He came up the stairs, looking like a cross between a drowned kitten and a frog: wet hair, clinging shirt, useless green umbrella and matching boots (with sloshy feet inside).
I smiled at him. He sighed.
“Yeah, I know,” he said, “I better …”
His father nodded.
I’ve heard it before.
“You better come right now!” “You better sit down quietly!” “You better not hit your brother!” “You better listen to the babysitter!” “You better not forget your homework again!” “You better not get this floor wet …”
You better? Better how?
More like “your life will be much worse, unless …”
I swallowed my own sigh. I don’t abide much by the “you better” style of communication. The dad was probably parroting the coded-directions of his own upbringing, spurred by habit, rigid expectation, his own fatigue.
“Looks like you two got caught in the downpour,” I smiled, took their umbrellas, and offered towels, a mat to put their footwear on, a plastic bag for wet things, a pair of dry socks for the boy. The minutia of a rainy day.
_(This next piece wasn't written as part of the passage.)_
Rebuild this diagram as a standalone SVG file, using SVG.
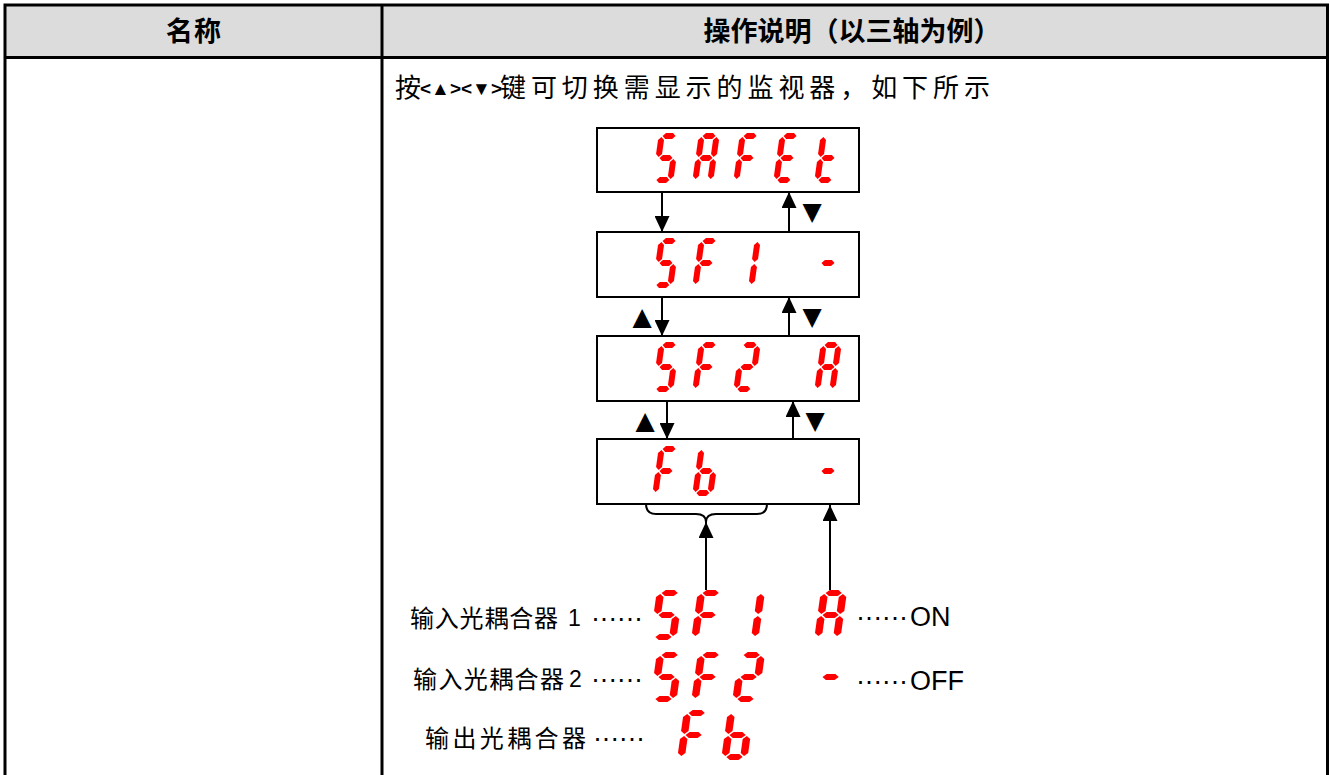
<svg xmlns="http://www.w3.org/2000/svg" xmlns:xlink="http://www.w3.org/1999/xlink" width="1330" height="775" viewBox="0 0 1330 775">
<style>
.grid{stroke:#000;stroke-width:3;fill:none}
.box{fill:#fff;stroke:#000;stroke-width:2}
.seg{fill:#ff0000}
.conn{stroke:#000;stroke-width:2;fill:none}
.cjk{font-family:"Noto Sans CJK SC","Liberation Sans",sans-serif;fill:#000}
.hdr{font-family:"Noto Sans CJK SC",sans-serif;font-size:27px;font-weight:bold;text-anchor:middle}
.lat{font-family:"Liberation Sans",Arial,sans-serif;fill:#000}
.tri{font-family:"DejaVu Sans",sans-serif;font-size:25px;text-anchor:middle;fill:#000}
.dots{font-family:"Liberation Sans",Arial,sans-serif;font-size:27px;fill:#000}
</style>
<defs>
<marker id="ah" markerUnits="userSpaceOnUse" markerWidth="16" markerHeight="15" refX="16" refY="7.5" orient="auto">
<path d="M0,0 L16,7.5 L0,15 Z" fill="#000"/>
</marker>
<polygon id="sa" class="seg" points="4,3 7,0 14,0 17,3 14,6 7,6"/>
<polygon id="sg" class="seg" points="4,25 7,22 14,22 17,25 14,28 7,28"/>
<polygon id="sd" class="seg" points="4,47 7,44 14,44 17,47 14,50 7,50"/>
<polygon id="sf" class="seg" points="3,4 6,7 6,21 3,24 0,21 0,7"/>
<polygon id="se" class="seg" points="3,26 6,29 6,43 3,46 0,43 0,29"/>
<polygon id="sb" class="seg" points="18,4 21,7 21,21 18,24 15,21 15,7"/>
<polygon id="sc" class="seg" points="18,26 21,29 21,43 18,46 15,43 15,29"/>
<g id="cS"><use href="#sa"/><use href="#sf"/><use href="#sg"/><use href="#sc"/><use href="#sd"/></g>
<g id="cA"><use href="#sa"/><use href="#sb"/><use href="#sc"/><use href="#se"/><use href="#sf"/><use href="#sg"/></g>
<g id="cF"><use href="#sa"/><use href="#sf"/><use href="#sg"/><use href="#se"/></g>
<g id="cE"><use href="#sa"/><use href="#sf"/><use href="#sg"/><use href="#se"/><use href="#sd"/></g>
<g id="ct"><use href="#sf"/><use href="#se"/><use href="#sg"/><use href="#sd"/></g>
<g id="c1"><use href="#sb"/><use href="#sc"/></g>
<g id="c2"><use href="#sa"/><use href="#sb"/><use href="#sg"/><use href="#se"/><use href="#sd"/></g>
<g id="cb"><use href="#sf"/><use href="#se"/><use href="#sg"/><use href="#sd"/><use href="#sc"/></g>
<g id="cm"><use href="#sg"/></g>
</defs>
<rect width="1330" height="775" fill="#fff"/>

<g id="table">
<rect x="5" y="5" width="1322.5" height="52.5" fill="#dcdcdc"/>
<path class="grid" d="M5,790 L5,5 L1327.5,5 L1327.5,790 M5,57.5 L1327.5,57.5 M382,5 L382,790"/>
<text class="cjk hdr" x="194" y="41" letter-spacing="1">名称</text>
<text class="cjk hdr" x="852" y="41" textLength="297" lengthAdjust="spacing">操作说明（以三轴为例）</text>
<text class="cjk" x="395" y="97" font-size="26">按</text>
<text class="lat" x="420" y="95" font-size="19" font-weight="bold">&lt;▲&gt;&lt;▼&gt;</text>
<text class="cjk" x="500" y="97" font-size="26" textLength="490" lengthAdjust="spacing">键可切换需显示的监视器，如下所示</text>
</g>

<g id="connectors">
<line class="conn" x1="662" y1="192" x2="662" y2="232" marker-end="url(#ah)"/>
<line class="conn" x1="789" y1="232" x2="789" y2="192" marker-end="url(#ah)"/>
<line class="conn" x1="662" y1="297" x2="662" y2="336" marker-end="url(#ah)"/>
<line class="conn" x1="789" y1="336" x2="789" y2="297" marker-end="url(#ah)"/>
<line class="conn" x1="667" y1="401" x2="667" y2="439" marker-end="url(#ah)"/>
<line class="conn" x1="793" y1="439" x2="793" y2="401" marker-end="url(#ah)"/>
<path class="conn" d="M646,504 Q646,514 656,514 L696,514 Q706,514 706,522 Q706,514 716,514 L757,514 Q767,514 767,504"/>
<line class="conn" x1="706" y1="590" x2="706" y2="522" marker-end="url(#ah)"/>
<line class="conn" x1="830" y1="590" x2="830" y2="505" marker-end="url(#ah)"/>
<text class="tri" x="812" y="220">▼</text>
<text class="tri" x="642" y="325">▲</text>
<text class="tri" x="812" y="325">▼</text>
<text class="tri" x="645" y="429">▲</text>
<text class="tri" x="815" y="429">▼</text>
</g>

<g id="box-safet">
<rect class="box" x="597" y="128" width="262" height="64"/>
<use href="#cS" transform="translate(659,133) skewX(-8)"/>
<use href="#cA" transform="translate(699,133) skewX(-8)"/>
<use href="#cF" transform="translate(740,133) skewX(-8)"/>
<use href="#cE" transform="translate(780,133) skewX(-8)"/>
<use href="#ct" transform="translate(821,133) skewX(-8)"/>
</g>

<g id="box-sf1">
<rect class="box" x="597" y="232" width="262" height="65"/>
<use href="#cS" transform="translate(659,238) skewX(-8)"/>
<use href="#cF" transform="translate(699,238) skewX(-8)"/>
<use href="#c1" transform="translate(740,238) skewX(-8)"/>
<use href="#cm" transform="translate(821,238) skewX(-8)"/>
</g>

<g id="box-sf2">
<rect class="box" x="597" y="336" width="262" height="65"/>
<use href="#cS" transform="translate(659,342) skewX(-8)"/>
<use href="#cF" transform="translate(699,342) skewX(-8)"/>
<use href="#c2" transform="translate(740,342) skewX(-8)"/>
<use href="#cA" transform="translate(821,342) skewX(-8)"/>
</g>

<g id="box-fb">
<rect class="box" x="597" y="439" width="262" height="65"/>
<use href="#cF" transform="translate(659,446) skewX(-8)"/>
<use href="#cb" transform="translate(699,446) skewX(-8)"/>
<use href="#cm" transform="translate(821,446) skewX(-8)"/>
</g>

<g id="legend-in1">
<text class="cjk" x="410" y="627" font-size="24" textLength="148" lengthAdjust="spacing">输入光耦合器</text>
<text class="lat" x="568" y="626" font-size="23">1</text>
<text class="dots" x="591" y="627" textLength="52" lengthAdjust="spacing">······</text>
<use href="#cS" transform="translate(657,590) skewX(-8) scale(1.25,1)"/>
<use href="#cF" transform="translate(698,590) skewX(-8) scale(1.25,1)"/>
<use href="#c1" transform="translate(739,590) skewX(-8) scale(1.25,1)"/>
<use href="#cA" transform="translate(821,590) skewX(-8) scale(1.25,1)"/>
<text class="dots" x="856" y="626" textLength="52" lengthAdjust="spacing">······</text>
<text class="lat" x="910" y="626" font-size="27">ON</text>
</g>

<g id="legend-in2">
<text class="cjk" x="413" y="688" font-size="24" textLength="151" lengthAdjust="spacing">输入光耦合器</text>
<text class="lat" x="569" y="687" font-size="23">2</text>
<text class="dots" x="591" y="688" textLength="52" lengthAdjust="spacing">······</text>
<use href="#cS" transform="translate(657,652) skewX(-8) scale(1.25,1)"/>
<use href="#cF" transform="translate(698,652) skewX(-8) scale(1.25,1)"/>
<use href="#c2" transform="translate(739,652) skewX(-8) scale(1.25,1)"/>
<use href="#cm" transform="translate(821,652) skewX(-8) scale(1.25,1)"/>
<text class="dots" x="856" y="690" textLength="52" lengthAdjust="spacing">······</text>
<text class="lat" x="910" y="690" font-size="27">OFF</text>
</g>

<g id="legend-out">
<text class="cjk" x="425" y="747" font-size="24" textLength="161" lengthAdjust="spacing">输出光耦合器</text>
<text class="dots" x="593" y="747" textLength="52" lengthAdjust="spacing">······</text>
<use href="#cF" transform="translate(684,710) skewX(-8) scale(1.25,1)"/>
<use href="#cb" transform="translate(728,710) skewX(-8) scale(1.25,1)"/>
</g>
</svg>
“He kept goofing around,” the dad grumbled. He pointed at the drenched boy in accusation, though he was only marginally less wet than his son (and had a bigger umbrella!). The father patted his arms dry, patted his son’s hair. He seemed embarrassed and glared at the errant rain drops on the floor as if they were proof of his son’s weathery misdemeanor.
“I ran because I didn’t want to get wet!” the boy retorted, eyes glistening.
“Sometimes there’s not much one can do to stay dry,” I soothed, and lifted the bag of extra child-size socks to emphasize my point. “It is raining hard and it is windy, too, so the umbrella probably can’t do much. I’d gotten soaked. Had to change.” I pointed at my clothing. “Not what I had on earlier.”
The boy threw a vindicated glance toward his dad.
“You better not give me any sass,” the parent reflexed.
The boy’s face darkened.
“You know what I think is better?” I interjected. “For all of us to come sit down and get dry and comfy …” I gestured toward the couch for the father to sit on, for the boy to take his seat by the table.
I wondered if the father was aware of just how alike his own expression was to the boy’s: a mix of combative, deferential, dejected and relieved.
The rest of the session went smoothly. By the end of it, the boy’s curls bounced back right along with his spirits. His dad’s mood improved, too, nourished in equal parts by the rain easing and the nap he’d managed to sneak in while his son and I worked.
They left calmly enough, but I’ll have to make time to speak with the parent. We spoke before on things that need discussing not in the child’s presence. I know the father means well. He’d told me he hadn’t had a close relationship with his parents. He had grown up with the threat (and frequent bite) of a switch, and he’d vowed to not repeat it. He does not raise a hand to the boy. This father wants better – the real better, not the threatened one – for his son. He’d told me he wishes for his son to be able to come to him with anything, interests or worries. Yet for now this parent’s very way of communicating stifles the possibility. He gets tripped by his own memories of what parental language ‘should be’ like. Maybe he knows no other way to exert control over a growing and often opinionated boy.
We’ll have a talk. The dad and I.
I know he wants better for the both of them.
“You better” is hardly is the better way.